- Born: 30 July 1965 (age 60) Aligarh, Uttar Pradesh, India
- Children: 2(sons)
- Police career
- Country: India
- Department: IPS
- Status: DGP & Chief of RPF
- Rank: DGP RPF (July 2023-July 2025) DGP NHRC (July 2022-June 2023) SDG IB (August 2021-July 2022) DGP Haryana Police (February 2019- August 2021)
- Badge no.: 19881003
- Batch: 1988
- Cadre: Haryana
- Awards: President's Police Medal for Distinguished Service Police Medal for Meritorious Service United Nation Peace Keeping Medal United Nation Foreign Service Medal (Kosovo)

= Manoj Yadava =

Indian Police Service officer

Manoj Yadava (born 30 July 1965) is a retired Indian Police Service (IPS) officer who served as Director General of Railway Protection Force and former Director General of Police of Haryana Police. He had previously held the post of joint Director of the Intelligence Bureau at the Union Home Ministry (MHA).

== Early life ==
Yadava was born in Aligarh, Uttar Pradesh, India.

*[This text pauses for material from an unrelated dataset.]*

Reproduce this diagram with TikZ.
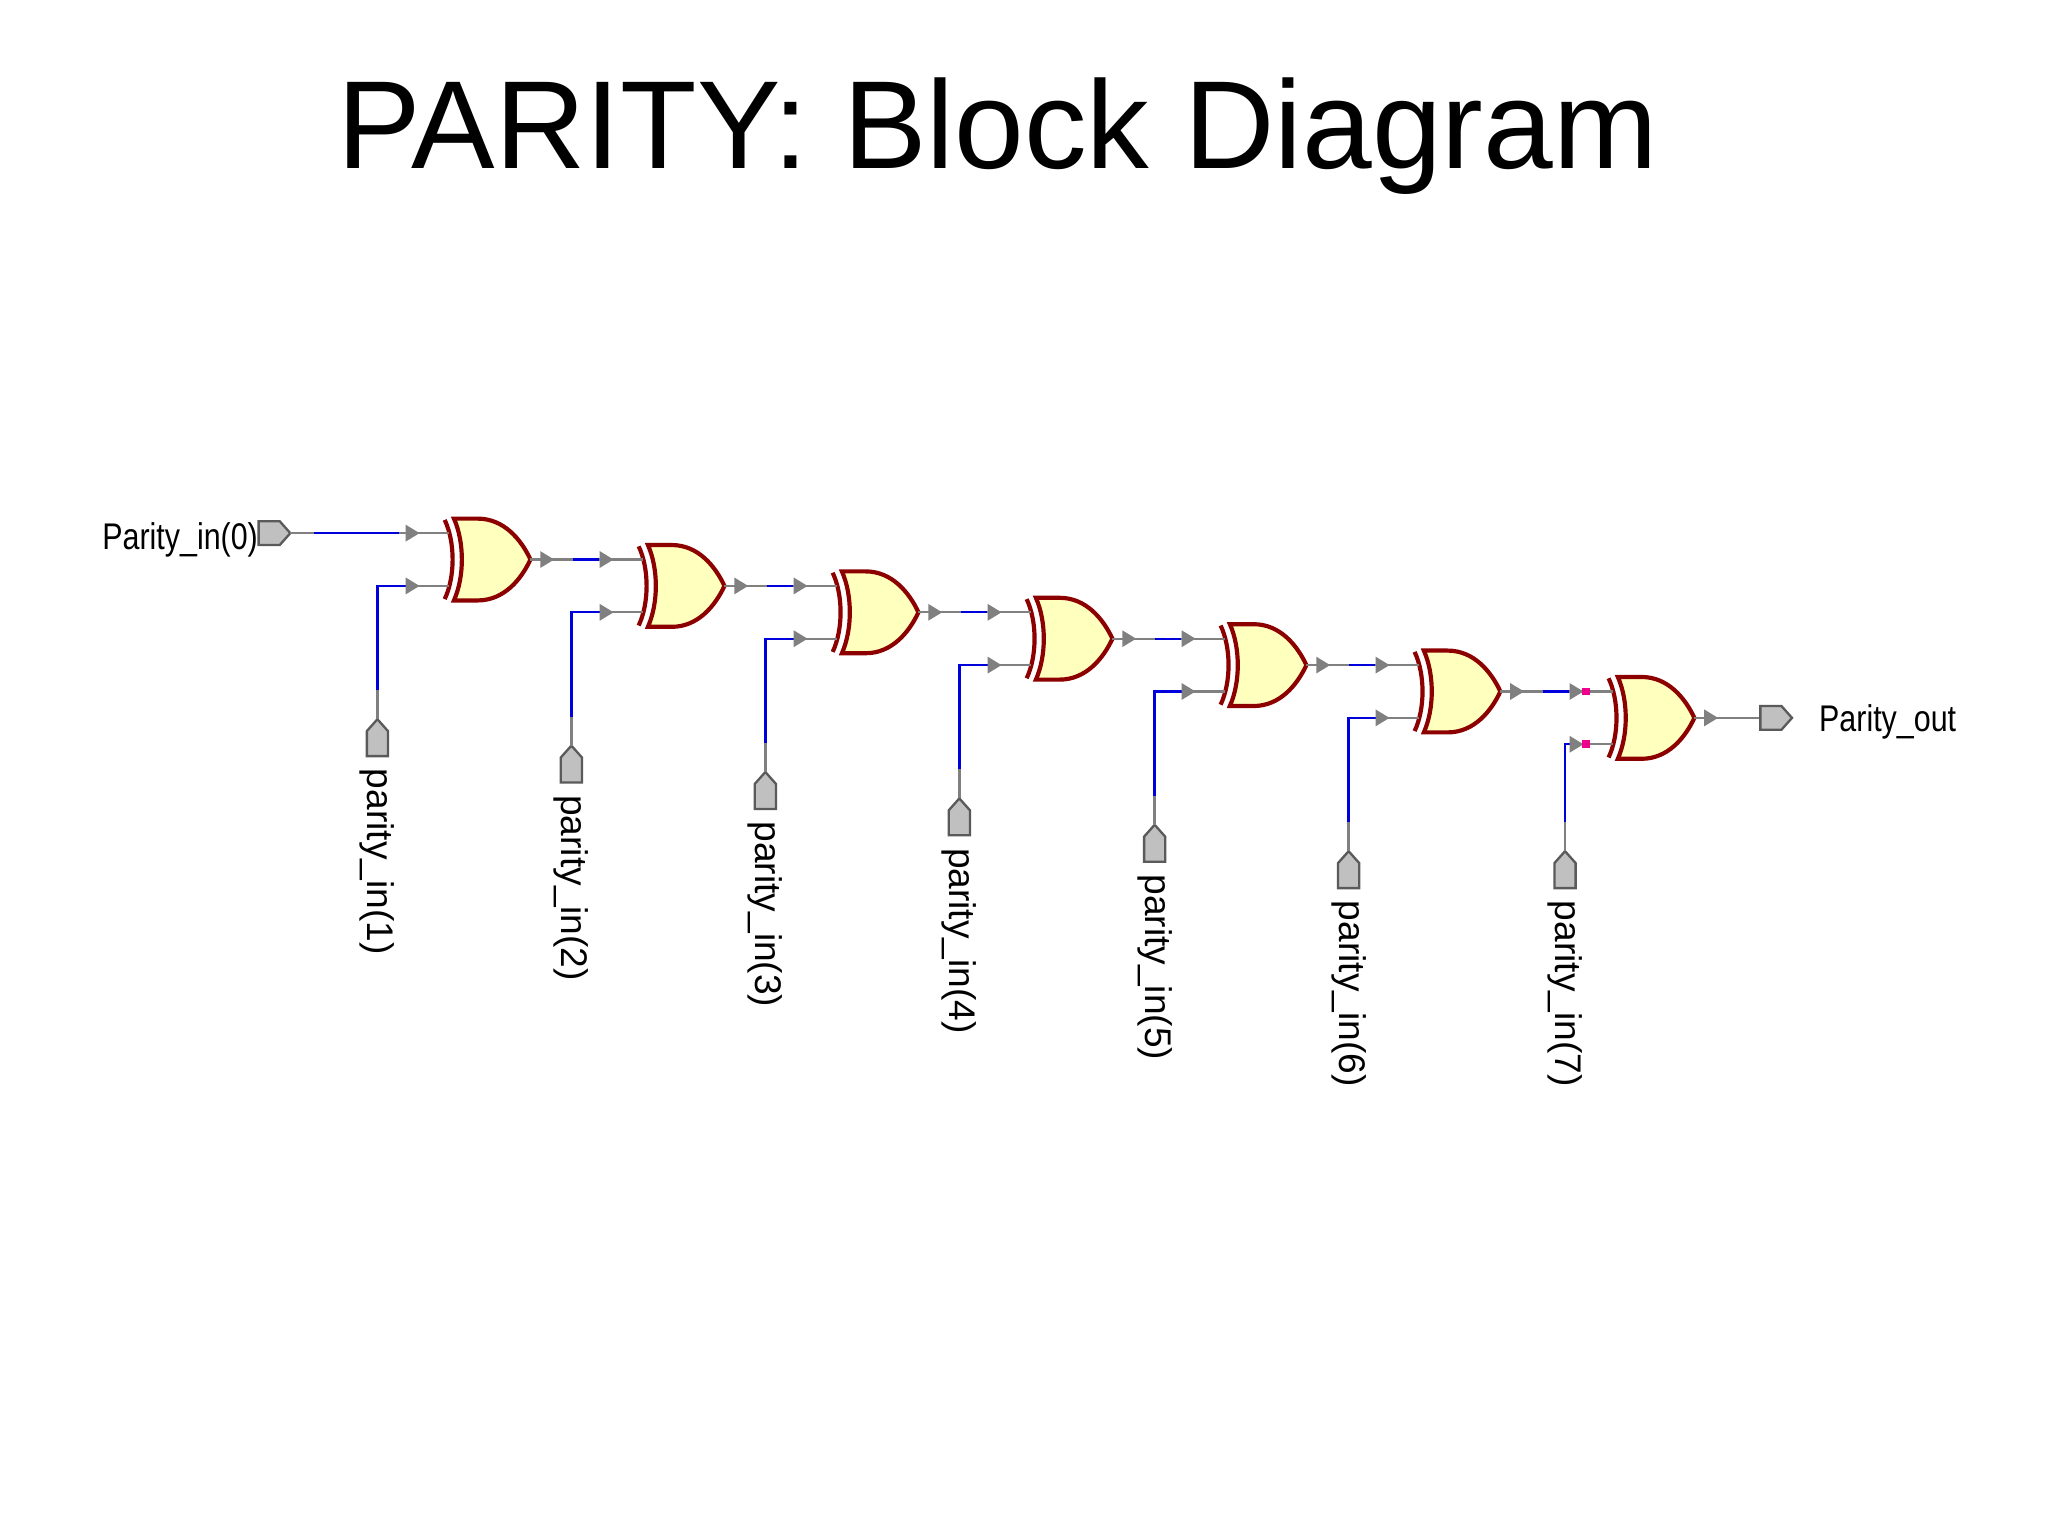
\documentclass[tikz,border=0pt]{standalone}
\usepackage{fontspec}
\setmainfont{Liberation Sans}
\usetikzlibrary{arrows.meta,calc}
\definecolor{gfill}{RGB}{255,255,190}
\definecolor{gred}{RGB}{140,0,0}
\definecolor{pingray}{RGB}{192,192,192}
\definecolor{wgray}{RGB}{128,128,128}
\definecolor{wblue}{RGB}{0,0,220}
\tikzset{
  gate/.style={draw=gred, line width=0.9pt, fill=gfill},
  garc/.style={draw=gred, line width=0.9pt},
  wg/.style={draw=wgray, line width=0.5pt},
  wb/.style={draw=wblue, line width=0.5pt},
  tick/.style={wg, -{Triangle[length=3pt,width=3.5pt]}},
  pinshape/.style={draw=wgray!70!black, fill=pingray, line width=0.5pt},
  lbl/.style={font=\fontsize{8}{9}\selectfont, inner sep=0pt},
  mag/.style={fill=magenta}
}
\begin{document}
\begin{tikzpicture}[x=0.1mm,y=-0.1mm]
\useasboundingbox (0,0) rectangle (1552,1164);
\node[font=\fontsize{27}{30}\selectfont] (title) at (756,103) {PARITY: Block Diagram};
% gates
\foreach \k in {0,...,6}{
  \pgfmathsetmacro\bx{340+147*\k}
  \pgfmathsetmacro\ty{393+20*\k}
  \coordinate (g\k-a) at (\bx,{\ty+11});
  \coordinate (g\k-b) at (\bx,{\ty+51});
  \coordinate (g\k-o) at ({\bx+62},{\ty+31});
  \path[gate] ({\bx+4},\ty) -- ({\bx+22},\ty) .. controls ({\bx+42},\ty) and ({\bx+55},{\ty+16}) .. ({\bx+62},{\ty+31})
     .. controls ({\bx+55},{\ty+46}) and ({\bx+42},{\ty+62}) .. ({\bx+22},{\ty+62}) -- ({\bx+4},{\ty+62})
     .. controls ({\bx+12},{\ty+44}) and ({\bx+12},{\ty+18}) .. cycle;
  \path[garc] ({\bx-3},{\ty+1}) .. controls ({\bx+5},{\ty+18}) and ({\bx+5},{\ty+44}) .. ({\bx-3},{\ty+61});
}
% inter-gate wires
\foreach \k [evaluate=\k as \n using int(\k+1)] in {0,...,5}{
  \draw[wg] (g\k-o) -- (g\n-a);
  \draw[wb] ($(g\k-o)+(32,0)$) -- ($(g\k-o)+(52,0)$);
  \draw[tick] (g\k-o) -- ++(18,0);
  \draw[tick] ($(g\n-a)+(-32,0)$) -- ++(10,0);
}
% first input
\coordinate (p0) at (205,404);
\draw[pinshape] (196,395) -- (212,395) -- (220,404) -- (212,413) -- (196,413) -- cycle;
\node[lbl, anchor=east, xscale=0.82] (l0) at (196,409) {Parity\_in(0)};
\draw[wg] (220,404) -- (g0-a);
\draw[wb] (238,404) -- (302,404);
\draw[tick] ($(g0-a)+(-32,0)$) -- ++(10,0);
% vertical inputs
\foreach \k/\x/\g in {1/286/0,2/433/1,3/580/2,4/727/3,5/875/4,6/1022/5,7/1186/6}{
  \pgfmathsetmacro\pt{545+20*min(\k-1,5)}
  \coordinate (pin\k) at (\x,\pt);
  \draw[pinshape] (pin\k) -- ++(8,9) -- ++(0,19) -- ++(-16,0) -- ++(0,-19) -- cycle;
  \node[lbl, rotate=-90, anchor=west] (l\k) at ($(pin\k)+(0,37)$) {parity\_in(\k)};
  \draw[wg] (pin\k) -- ($(pin\k)+(0,-22)$);
  \draw[wb] ($(pin\k)+(0,-22)$) |- ($(g\g-b)+(-32,0)$);
  \draw[wg] ($(g\g-b)+(-32,0)$) -- (g\g-b);
  \draw[tick] ($(g\g-b)+(-32,0)$) -- ++(10,0);
}
% output
\coordinate (po) at (1334,544);
\draw[wg] (g6-o) -- (po);
\draw[tick] (g6-o) -- ++(18,0);
\draw[pinshape] (1334,535) -- (1350,535) -- (1358,544) -- (1350,553) -- (1334,553) -- cycle;
\node[lbl, anchor=west, xscale=0.82] (lo) at (1378,547) {Parity\_out};
\fill[mag] (1199,521) rectangle (1205,527);
\fill[mag] (1199,561) rectangle (1205,567);
\end{tikzpicture}
\end{document}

His elder son, Aditya Vikram Yadav, IAS, has secured the rank 72 in UPSC 2018 and is currently serving as the District Magistrate (DM) of Sivasagar district in Assam. His younger son, Aniruddh Yadav, is also an IAS officer. Aniruddh secured the All-India Rank (AIR) 08 in the UPSC Civil Services Exam-2022 result.

== Career ==
Yadav was appointed to the IPS in 1988. He has worked as SP in many districts of Haryana.

He joined the Intelligence Bureau in February 2003. On 18 February 2019, he was appointed as Director General of Police, Haryana. On 7 January 2021, the Haryana government extended his tenure till further orders.

He was replaced by the incumbent Prashanta Kumar Agrawal, an IPS officer of the 1988 batch, on 16 August 2021. Yadav was appointed in 2023 as the Director General of Police or head of the Railway Protection Force, where he served until 2025.